Aloud, Ethan said, “I’ve been busy.”
“Does Elle know? About all this?”
Ethan shrugged, suddenly uncomfortable with the conversation. “She knows enough. Anyway, she usually pokes holes in all my ideas, and I wasn’t in the mood for that until it was a sure thing.”
Later that day, when Ethan saw that Elle was calling him, he sent the call to voicemail… and the next one a few hours later, too. He’d talk to her after their meeting with Mortimer, he told himself. No reason to have a fight with his girlfriend over it, if it all turned out to be for nothing.
The next morning, Graham and Ethan sat in stunned silence before Ethan’s laptop just after they’d finished the call.
John Mortimer had loved their idea.
John Mortimer wanted to invest in their concept, with an eventual investment to the tune of nearly a billion dollars, if everything went according to plan.
It would give Mortimer a controlling interest in the company, which meant he’d hire the team to take them to the next level—to take them global. If anyone could do it, it was him.
Ethan slowly closed the laptop cover, as if in a daze. Graham broke the silence first, with a sharp, shrill laugh. Within a few seconds, Ethan started laughing too, and then the two of them were in hysterics.
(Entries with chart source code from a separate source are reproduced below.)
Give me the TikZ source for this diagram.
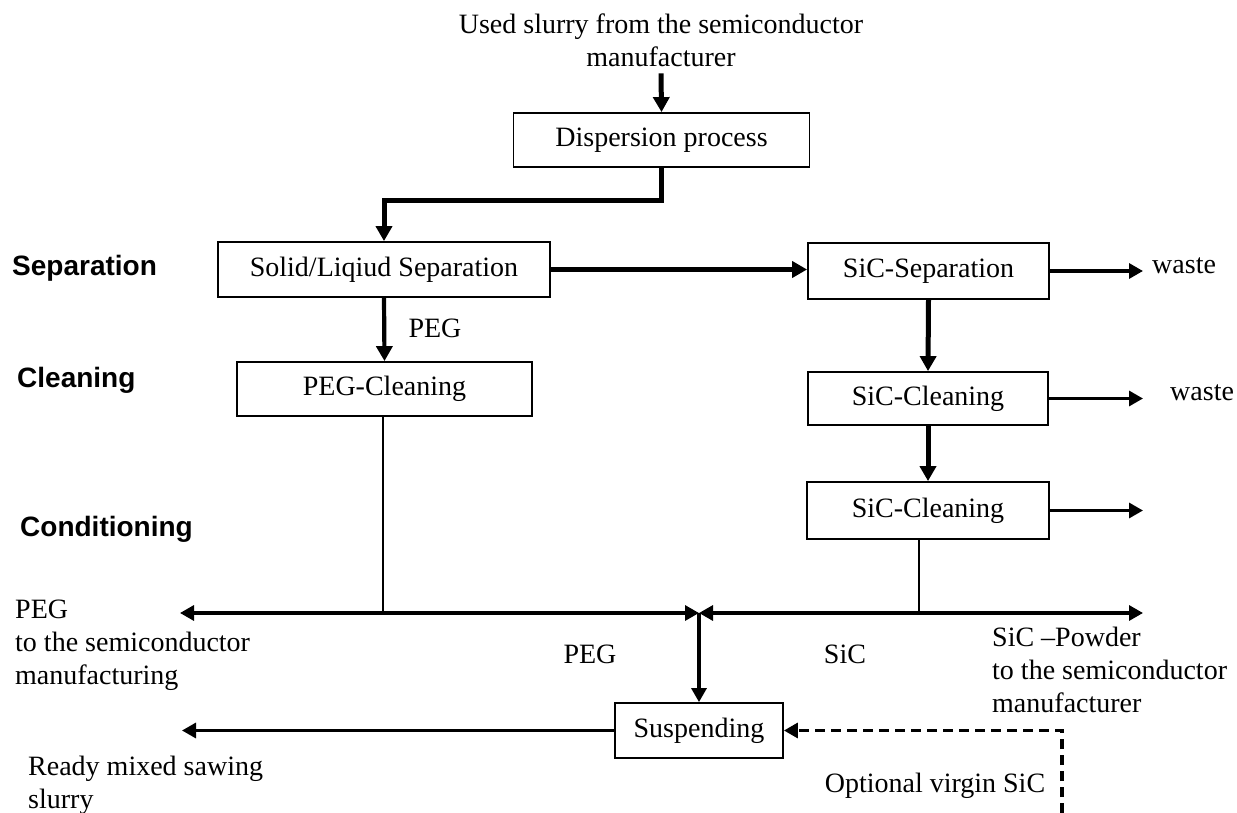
\documentclass[tikz,border=0pt]{standalone}
\usepackage{fontspec}
\setmainfont{Liberation Serif}
\newfontfamily\stagefont{Liberation Sans}
\usetikzlibrary{arrows.meta}
\begin{document}
\begin{tikzpicture}[x=1pt,y=-1pt,
  box/.style={draw, line width=1.8pt, minimum height=54pt, inner sep=0pt, font=\fontsize{28pt}{33pt}\selectfont},
  txt/.style={inner sep=0pt, font=\fontsize{28pt}{33pt}\selectfont},
  stage/.style={inner sep=0pt, font=\stagefont\bfseries\fontsize{28pt}{30pt}\selectfont},
  thickarr/.style={line width=5pt, -{Triangle[length=15pt,width=16pt]}},
  medarr/.style={line width=3.2pt, -{Triangle[length=14pt,width=15pt]}},
  thinline/.style={line width=2pt},
  dashedarr/.style={line width=3.2pt, dash pattern=on 10pt off 6pt, -{Triangle[length=14pt,width=15pt]}}
]
\fill[white] (0,0) rectangle (1237,813);
\useasboundingbox (0,0) rectangle (1237,813);

% process boxes
\node[box, minimum width=296pt, minimum height=54pt] (disp) at (661.5,140) {Dispersion process};
\node[box, minimum width=332pt, minimum height=55pt] (solid) at (384,269.5) {Solid/Liqiud Separation};
\node[box, minimum width=295pt, minimum height=54pt] (pegc) at (384.5,389) {PEG-Cleaning};
\node[box, minimum width=241pt, minimum height=56pt] (sicsep) at (928.5,271) {SiC-Separation};
\node[box, minimum width=240pt, minimum height=53pt] (sicc1) at (928,398.5) {SiC-Cleaning};
\node[box, minimum width=242pt, minimum height=57pt] (sicc2) at (928,510.5) {SiC-Cleaning};
\node[box, minimum width=168pt, minimum height=55pt] (susp) at (699,730.5) {Suspending};

% texts
\node[txt, align=center, anchor=north] (src) at (661,14) {Used slurry from the semiconductor\\manufacturer};
\node[txt, anchor=base] (peg1) at (435,337) {PEG};
\node[txt, anchor=base] (peg2) at (590,663) {PEG};
\node[txt, anchor=base] (sic) at (845,663) {SiC};
\node[txt, anchor=base west] (w1) at (1152,273) {waste};
\node[txt, anchor=base west] (w2) at (1170,400) {waste};
\node[txt, anchor=base] (virgin) at (935,792) {Optional virgin SiC};
\node[txt, align=left, anchor=north west] (pegout) at (15,600) {PEG\\to the semiconductor\\manufacturing};
\node[txt, align=left, anchor=north west] (sicpow) at (992,627) {SiC –Powder\\to the semiconductor\\manufacturer};
\node[txt, align=left, anchor=north west] (ready) at (28,756) {Ready mixed sawing\\slurry};

% stage labels
\node[stage, anchor=base west] (st1) at (12,276) {Separation};
\node[stage, anchor=base west] (st2) at (17,387) {Cleaning};
\node[stage, anchor=base west] (st3) at (20,536) {Conditioning};

% coordinates
\coordinate (pj) at (383,613);
\coordinate (sj) at (919,613);
\coordinate (J) at (699,613);
\coordinate (pegtip) at (180,613);
\coordinate (sictip) at (1143,613);
\coordinate (readytip) at (182,724);
\coordinate (w1tip) at (1143,271);
\coordinate (w2tip) at (1143,398);
\coordinate (w3tip) at (1143,510);
\coordinate (vbot) at (1062,813);

% connectors
\draw[thickarr] ([yshift=-6pt]src.south) -- (disp.north);
\draw[thickarr] (disp.south) -- ++(0,33) -| (solid.north);
\draw[thickarr] (solid.east) -- (solid.east -| sicsep.west);
\draw[line width=4.2pt, -{Triangle[length=15pt,width=16pt]}] (solid.south) -- (pegc.north);
\draw[thickarr] (sicsep.south) -- (sicc1.north);
\draw[thickarr] (sicc1.south) -- (sicc2.north);
\draw[medarr] (sicsep.east) -- (sicsep.east -| w1tip);
\draw[medarr] (sicc1.east) -- (sicc1.east -| w2tip);
\draw[medarr] (sicc2.east) -- (sicc2.east -| w3tip);
\draw[thinline] (pegc.south -| pj) -- (pj);
\draw[thinline] (sicc2.south -| sj) -- (sj);
\draw[medarr] (pj) -- (pegtip);
\draw[medarr] (pj) -- (J);
\draw[medarr] (sj) -- (J);
\draw[medarr] (sj) -- (sictip);
\draw[medarr] (J) -- (susp.north);
\draw[medarr] (susp.west) -- (susp.west -| readytip);
\draw[dashedarr] (vbot) |- (susp.east);
\end{tikzpicture}
\end{document}
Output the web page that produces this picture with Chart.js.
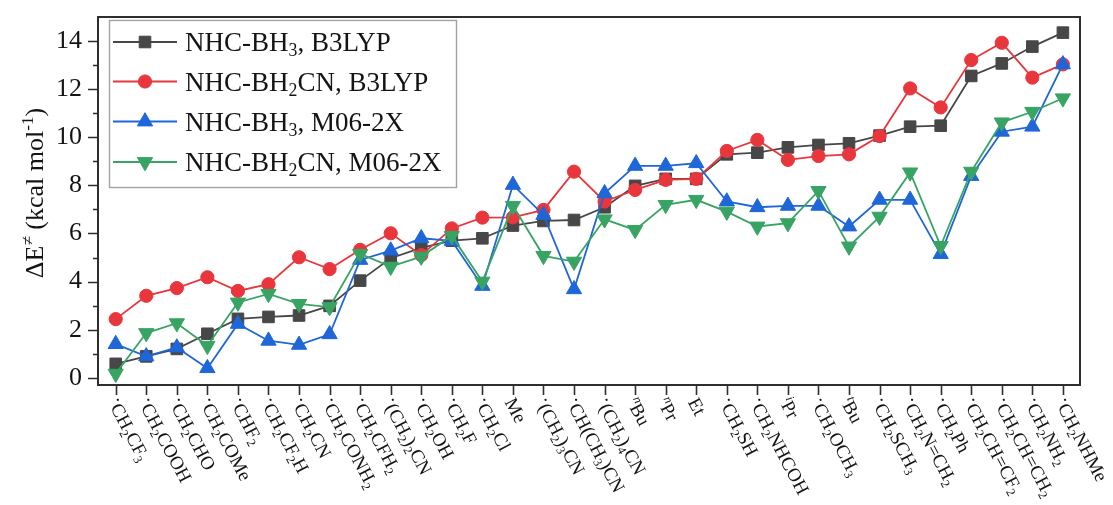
<!DOCTYPE html>
<html>
<head>
<meta charset="utf-8">
<script src="https://cdn.jsdelivr.net/npm/chart.js@4/dist/chart.umd.min.js"></script>
<style>
  html, body { margin: 0; padding: 0; background: #fff; }
  #c { display: block; }
</style>
</head>
<body>
<canvas id="c" width="1113" height="505"></canvas>
<script>
// Radical substituents (mini markup: _x / _{..} subscript, ^x / ^{..} superscript)
const categories = [
  '·CH_2CF_3', '·CH_2COOH', '·CH_2CHO', '·CH_2COMe', '·CHF_2', '·CH_2CF_2H',
  '·CH_2CN', '·CH_2CONH_2', '·CH_2CFH_2', '·(CH_2)_2CN', '·CH_2OH', '·CH_2F',
  '·CH_2Cl', 'Me', '·(CH_2)_3CN', '·CH(CH_3)CN', '·(CH_2)_4CN', '^nBu', '^nPr',
  'Et', '·CH_2SH', '·CH_2NHCOH', '^iPr', '·CH_2OCH_3', '^tBu', '·CH_2SCH_3',
  '·CH_2N=CH_2', '·CH_2Ph', '·CH_2CH=CF_2', '·CH_2CH=CH_2', '·CH_2NH_2', '·CH_2NHMe'
];

// Barrier heights, kcal/mol
const bh3B3LYP = [0.58, 0.89, 1.20, 1.83, 2.45, 2.53, 2.59, 2.99, 4.04, 4.97, 5.40,
  5.70, 5.80, 6.33, 6.52, 6.56, 7.09, 7.98, 8.27, 8.27, 9.29, 9.36, 9.58, 9.68, 9.75,
  10.07, 10.44, 10.48, 12.55, 13.07, 13.77, 14.35];
const bh2cnB3LYP = [2.44, 3.41, 3.73, 4.18, 3.61, 3.89, 5.01, 4.52, 5.32, 6.01, 5.10,
  6.21, 6.66, 6.67, 6.98, 8.57, 7.33, 7.81, 8.23, 8.27, 9.43, 9.89, 9.06, 9.22, 9.29,
  10.05, 12.03, 11.24, 13.21, 13.93, 12.48, 13.03];
const bh3M062X = [1.40, 0.89, 1.26, 0.40, 2.24, 1.54, 1.37, 1.81, 4.90, 5.29, 5.80,
  5.69, 3.82, 8.02, 6.77, 3.68, 7.67, 8.81, 8.81, 8.92, 7.33, 7.09, 7.15, 7.15, 6.29,
  7.40, 7.40, 5.14, 8.39, 10.23, 10.44, 13.03];
const bh2cnM062X = [0.17, 1.86, 2.27, 1.33, 3.13, 3.49, 3.07, 2.94, 5.15, 4.62, 5.04,
  5.90, 4.00, 7.15, 5.07, 4.83, 6.59, 6.15, 7.19, 7.40, 6.91, 6.29, 6.43, 7.77, 5.46,
  6.70, 8.54, 5.48, 8.57, 10.62, 11.06, 11.62];

const seriesNames = ['NHC-BH_3, B3LYP', 'NHC-BH_2CN, B3LYP', 'NHC-BH_3, M06-2X', 'NHC-BH_2CN, M06-2X'];
const yTickValues = [0, 2, 4, 6, 8, 10, 12, 14];
const yMinorTickValues = [1, 3, 5, 7, 9, 11, 13];
const yTitle = 'ΔE^{≠} (kcal mol^{-1})';

const FONT = '"Liberation Serif", "Times New Roman", serif';
const INK = '#141414';
const FRAME = '#2e2e2e';

const styles = [
  { color: '#474747', shape: 'rect', radius: 8.2, rotation: 0 },
  { color: '#e9363c', shape: 'circle', radius: 6.6, rotation: 0 },
  { color: '#1f66d8', shape: 'triangle', radius: 8.8, rotation: 0 },
  { color: '#38a464', shape: 'triangle', radius: 8.8, rotation: 180 }
];

// ---- rich text helpers ----
function parseRich(s) {
  const segs = [];
  let i = 0;
  const push = (text, mode) => {
    if (!text) return;
    const last = segs[segs.length - 1];
    if (last && last.mode === mode) last.text += text; else segs.push({ text, mode });
  };
  while (i < s.length) {
    const ch = s[i];
    if (ch === '_' || ch === '^') {
      const mode = ch === '_' ? 'sub' : 'sup';
      if (s[i + 1] === '{') {
        const end = s.indexOf('}', i + 2);
        push(s.slice(i + 2, end), mode);
        i = end + 1;
      } else {
        push(s[i + 1], mode);
        i += 2;
      }
    } else if (ch === '·') {
      segs.push({ text: '·', mode: 'dot' });
      i += 1;
    } else {
      push(ch, 'n');
      i += 1;
    }
  }
  return segs;
}

function segFont(seg, size) {
  if (seg.mode === 'sub' || seg.mode === 'sup') {
    const italic = seg.mode === 'sup' && /^[a-z]+$/.test(seg.text) ? 'italic ' : '';
    return italic + (size * 0.66).toFixed(1) + 'px ' + FONT;
  }
  return size + 'px ' + FONT;
}

function richWidth(ctx, segs, size) {
  let w = 0;
  for (const seg of segs) {
    ctx.font = segFont(seg, size);
    w += ctx.measureText(seg.text).width;
  }
  return w;
}

// draws on the alphabetic baseline starting at x
function drawRich(ctx, segs, x, y, size) {
  ctx.textBaseline = 'alphabetic';
  ctx.textAlign = 'left';
  for (const seg of segs) {
    ctx.font = segFont(seg, size);
    let dy = 0;
    if (seg.mode === 'sub') dy = size * 0.2;
    else if (seg.mode === 'sup') dy = -size * 0.38;
    else if (seg.mode === 'dot') dy = -size * 0.22;
    ctx.fillText(seg.text, x, y + dy);
    x += ctx.measureText(seg.text).width;
  }
  return x;
}

function drawMarker(ctx, st, x, y) {
  ctx.save();
  ctx.fillStyle = st.color;
  ctx.strokeStyle = st.color;
  ctx.lineWidth = 1;
  ctx.beginPath();
  const r = st.radius;
  if (st.shape === 'rect') {
    const s = Math.SQRT1_2 * r;
    ctx.rect(x - s, y - s, 2 * s, 2 * s);
  } else if (st.shape === 'circle') {
    ctx.arc(x, y, r, 0, Math.PI * 2);
  } else {
    let a = st.rotation * Math.PI / 180;
    ctx.moveTo(x + Math.sin(a) * r, y - Math.cos(a) * r);
    a += 2 * Math.PI / 3;
    ctx.lineTo(x + Math.sin(a) * r, y - Math.cos(a) * r);
    a += 2 * Math.PI / 3;
    ctx.lineTo(x + Math.sin(a) * r, y - Math.cos(a) * r);
    ctx.closePath();
  }
  ctx.fill();
  ctx.stroke();
  ctx.restore();
}

// ---- frame, ticks, category labels, axis title and legend ----
const decorations = {
  id: 'decorations',
  beforeDatasetsDraw(chart) {
    const { ctx, chartArea: a, scales: { x, y } } = chart;
    ctx.save();
    ctx.strokeStyle = FRAME;
    ctx.lineWidth = 2;
    ctx.strokeRect(a.left, a.top, a.right - a.left, a.bottom - a.top);
    ctx.lineWidth = 1.6;
    ctx.beginPath();
    for (const v of yTickValues) {
      const py = Math.round(y.getPixelForValue(v)) + 0.5;
      ctx.moveTo(a.left - 10, py); ctx.lineTo(a.left, py);
    }
    for (const v of yMinorTickValues) {
      const py = Math.round(y.getPixelForValue(v)) + 0.5;
      ctx.moveTo(a.left - 5, py); ctx.lineTo(a.left, py);
    }
    categories.forEach((_, i) => {
      const px = Math.round(x.getPixelForValue(i)) + 0.5;
      ctx.moveTo(px, a.bottom); ctx.lineTo(px, a.bottom + 10);
    });
    ctx.stroke();
    ctx.restore();
  },
  afterDraw(chart) {
    const { ctx, chartArea: a, scales: { x } } = chart;
    ctx.save();
    ctx.fillStyle = INK;

    // rotated category labels
    const labelSize = 19;
    const ang = 62 * Math.PI / 180;
    categories.forEach((lab, i) => {
      const px = x.getPixelForValue(i);
      ctx.save();
      ctx.translate(px - 3, a.bottom + 14);
      ctx.rotate(ang);
      drawRich(ctx, parseRich(lab), 0, labelSize * 0.34, labelSize);
      ctx.restore();
    });

    // y-axis title
    const tSize = 26;
    const tSegs = parseRich(yTitle);
    const tw = richWidth(ctx, tSegs, tSize);
    ctx.save();
    ctx.translate(43, 193);
    ctx.rotate(-Math.PI / 2);
    drawRich(ctx, tSegs, -tw / 2, 0, tSize);
    ctx.restore();

    // legend
    const box = { l: 109.5, t: 20.5, r: 456.5, b: 187.5 };
    ctx.fillStyle = '#fff';
    ctx.fillRect(box.l, box.t, box.r - box.l, box.b - box.t);
    ctx.strokeStyle = '#a3a3a3';
    ctx.lineWidth = 1.4;
    ctx.strokeRect(box.l, box.t, box.r - box.l, box.b - box.t);
    const rows = [42, 81.5, 121.5, 162];
    seriesNames.forEach((name, k) => {
      const st = styles[k];
      const ry = rows[k];
      ctx.strokeStyle = st.color;
      ctx.lineWidth = 1.8;
      ctx.beginPath();
      ctx.moveTo(113, ry); ctx.lineTo(177, ry);
      ctx.stroke();
      drawMarker(ctx, st, 145, ry);
      ctx.fillStyle = INK;
      drawRich(ctx, parseRich(name), 185, ry + 9, 27);
    });
    ctx.restore();
  }
};

const series = [bh3B3LYP, bh2cnB3LYP, bh3M062X, bh2cnM062X];

const datasets = series.map((vals, k) => ({
  label: seriesNames[k],
  data: vals.map((v, i) => ({ x: i, y: v })),
  borderColor: styles[k].color,
  backgroundColor: styles[k].color,
  borderWidth: 1.8,
  pointStyle: styles[k].shape,
  pointRadius: styles[k].radius,
  pointRotation: styles[k].rotation,
  pointBorderWidth: 1,
  pointBackgroundColor: styles[k].color,
  pointBorderColor: styles[k].color,
  tension: 0,
  order: 4 - k
}));

new Chart(document.getElementById('c'), {
  type: 'line',
  data: { datasets },
  options: {
    responsive: false,
    animation: false,
    devicePixelRatio: 1,
    layout: { padding: { top: 17, right: 33, left: 0, bottom: 0 } },
    plugins: { legend: { display: false }, tooltip: { enabled: false } },
    scales: {
      x: {
        type: 'linear',
        min: -0.58,
        max: 31.56,
        afterBuildTicks: s => { s.ticks = categories.map((_, i) => ({ value: i })); },
        afterFit: s => { s.height = 120; s.paddingLeft = 0; s.paddingRight = 0; },
        ticks: { display: false },
        grid: { display: false, drawTicks: false },
        border: { display: false }
      },
      y: {
        type: 'linear',
        min: -0.3,
        max: 15,
        afterBuildTicks: s => { s.ticks = yTickValues.map(v => ({ value: v })); },
        afterFit: s => { s.width = 98; s.paddingTop = 0; s.paddingBottom = 0; },
        ticks: {
          font: { family: FONT, size: 26 },
          color: INK,
          padding: 16,
          callback: v => String(v)
        },
        grid: { display: false, drawTicks: false },
        border: { display: false }
      }
    }
  },
  plugins: [decorations]
});
</script>
</body>
</html>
“This is it,” Graham breathed at last. “This is going to make our fortunes! You know what this means? We’ll be invited to the next OGB summit! We’ll probably be presenters!”
“I know,” Ethan sat back in his chair, trying to catch his breath. At last he shook his head. “Why are we still in school? We don’t need MBAs, and it’s wasting our time! Every waking second should be spent building this company!” He jammed his finger on the desk for emphasis.
Then suddenly, he remembered Elle. He grabbed his phone, and shot her a text: “Meet me for dinner at Alejandro’s at 7. I have something important to tell you.” Alejandro’s was “their” place; it was where they’d had their first date, and he’d taken her there for the anniversary of their first date, and for her birthday ever since. It was also right on the water, and quiet enough that they wouldn’t be disturbed. He didn’t ask to meet for lunch, though, because he had a lot left to do that day.
He was so busy setting up a meeting with the school registrar and some of his favorite professors that when his phone lit up with her response, he didn’t even bother to read it.